2.28 Explain the concept of effective nuclear charge and how it affects atomic radii and ionization energies.

What is effective nuclear charge (Z*)?

• Effective nuclear charge (Z*) is the net positive charge experienced by an electron in an atom.

• It is calculated as:

  Z* = Z - S

  where Z is the number of protons (nuclear charge) and S is the shielding effect from inner (core) electrons.

How does Z* affect atomic radius?

• As Z* increases, the nucleus pulls electrons closer, decreasing atomic radius.

• Across a Period (→): Z* increases, atomic radius decreases.

• Down a Group (↓): Z* increases slightly, but added electron shells cause atomic radius to increase.

How does Z* affect ionization energy?

• A higher Z* means electrons are held more tightly, making them harder to remove → higher ionization energy.

• Across a Period (→): Z* increases, ionization energy increases.
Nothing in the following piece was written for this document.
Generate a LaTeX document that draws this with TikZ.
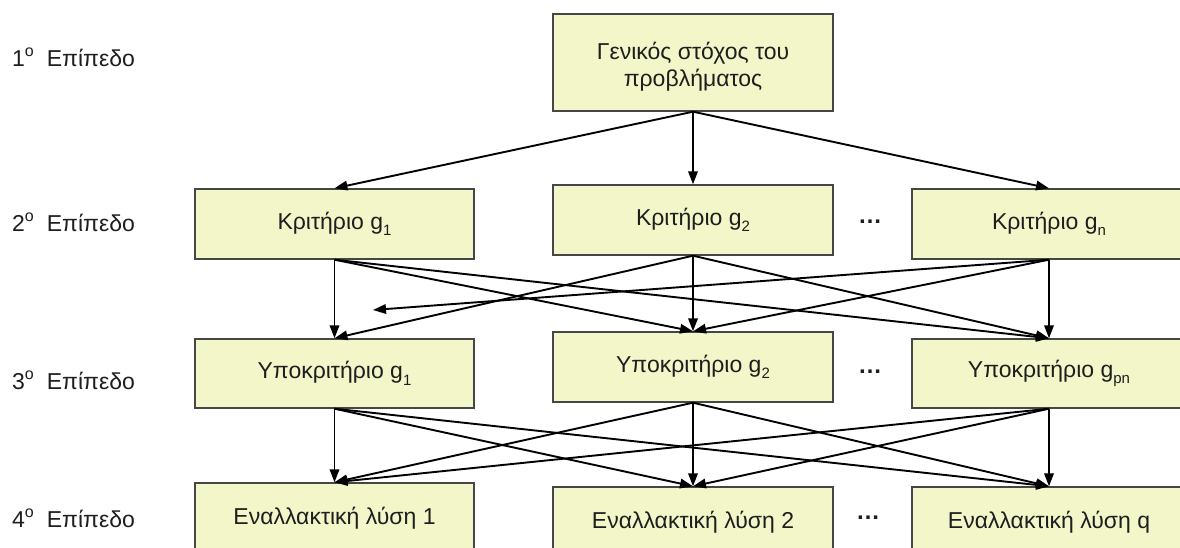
\documentclass[tikz,border=0pt]{standalone}
\usepackage{fontspec}
\setmainfont{Liberation Sans}
\usetikzlibrary{arrows.meta}
\definecolor{boxfill}{RGB}{242,246,200}
\definecolor{boxline}{RGB}{70,70,70}
\definecolor{txt}{RGB}{30,30,30}
\newcommand{\sbs}[1]{\raisebox{-0.28em}{\fontsize{15}{15}\selectfont #1}}
\newcommand{\ordo}{\raisebox{0.45em}{\fontsize{16}{16}\selectfont o}}
\begin{document}
\begin{tikzpicture}[x=1pt,y=-1pt,
  box/.style={draw=boxline, line width=1.4pt, fill=boxfill, text=txt,
    font=\fontsize{23}{27}\selectfont, inner sep=0pt, align=center},
  lvl/.style={anchor=west, text=txt, font=\fontsize{23}{27}\selectfont, inner sep=0pt},
  arr/.style={-{Triangle[length=13pt,width=9.5pt]}, line width=1.9pt, black},
  dotsnode/.style={text=txt, font=\fontsize{24}{28}\selectfont\bfseries, inner sep=0pt}]
\clip (0,0) rectangle (1180,548);
\fill[white] (0,0) rectangle (1180,548);
% level labels
\node[lvl] (l1) at (12,57) {1\ordo\hspace{13pt}Επίπεδο};
\node[lvl] (l2) at (12,222) {2\ordo\hspace{13pt}Επίπεδο};
\node[lvl] (l3) at (12,380) {3\ordo\hspace{13pt}Επίπεδο};
\node[lvl] (l4) at (12,518) {4\ordo\hspace{13pt}Επίπεδο};
% level 1
\node[box, minimum width=280pt, minimum height=97pt] (top) at (693,62.5)
  {\raisebox{0pt}[\dimexpr\height+8pt\relax]{Γενικός στόχος του}\\προβλήματος};
% level 2
\node[box, minimum width=279pt, minimum height=70pt] (a1) at (334.5,224) {Κριτήριο g\sbs{1}};
\node[box, minimum width=280pt, minimum height=70pt] (a2) at (693,220) {Κριτήριο g\sbs{2}};
\node[box, minimum width=274pt, minimum height=70pt] (a3) at (1049,224) {Κριτήριο g\sbs{n}};
% level 3
\node[box, minimum width=279pt, minimum height=69pt] (b1) at (334.5,373.5) {Υποκριτήριο g\sbs{1}};
\node[box, minimum width=280pt, minimum height=70pt] (b2) at (693,367) {Υποκριτήριο g\sbs{2}};
\node[box, minimum width=274pt, minimum height=69pt] (b3) at (1049,373.5) {Υποκριτήριο g\sbs{pn}};
% level 4
\node[box, minimum width=279pt, minimum height=70pt] (c1) at (334.5,518) {Εναλλακτική λύση 1};
\node[box, minimum width=280pt, minimum height=70pt] (c2) at (693,522) {Εναλλακτική λύση 2};
\node[box, minimum width=274pt, minimum height=70pt] (c3) at (1049,522) {Εναλλακτική λύση q};
% dots
\node[dotsnode] (d2) at (870,222) {…};
\node[dotsnode] (d3) at (870,372) {…};
\node[dotsnode] (d4) at (868,518) {…};
% arrows level 1 -> 2
\foreach \t in {a1,a2,a3} \draw[arr] (top.south) -- (\t.north);
% arrows level 2 -> 3
\draw[arr] (a1.south) -- (b1.north);
\draw[arr] (a1.south) -- (b2.north);
\draw[arr] (a1.south) -- (b3.north);
\draw[arr] (a2.south) -- (b1.north);
\draw[arr] (a2.south) -- (b2.north);
\draw[arr] (a2.south) -- (b3.north);
\coordinate (stop) at (373,310);
\draw[arr] (a3.south) -- (stop);
\draw[arr] (a3.south) -- (b2.north);
\draw[arr] (a3.south) -- (b3.north);
% arrows level 3 -> 4
\foreach \s in {b1,b2,b3}
  \foreach \t in {c1,c2,c3}
    \draw[arr] (\s.south) -- (\t.north);
\end{tikzpicture}
\end{document}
• Down a Group (↓): Z* increases slightly, but increased shielding makes it easier to remove electrons → ionization energy decreases.

How does Z* compare in Sodium (Na) vs. Fluorine (F)?

• Sodium (Na, Z = 11):

  • Low Z* (strong shielding).

  • Large atomic radius (electrons held loosely).

  • Low ionization energy (easy to remove an electron).

• Fluorine (F, Z = 9):

  • High Z* (weak shielding).

  • Small atomic radius (electrons held tightly).

  • High ionization energy (hard to remove an electron).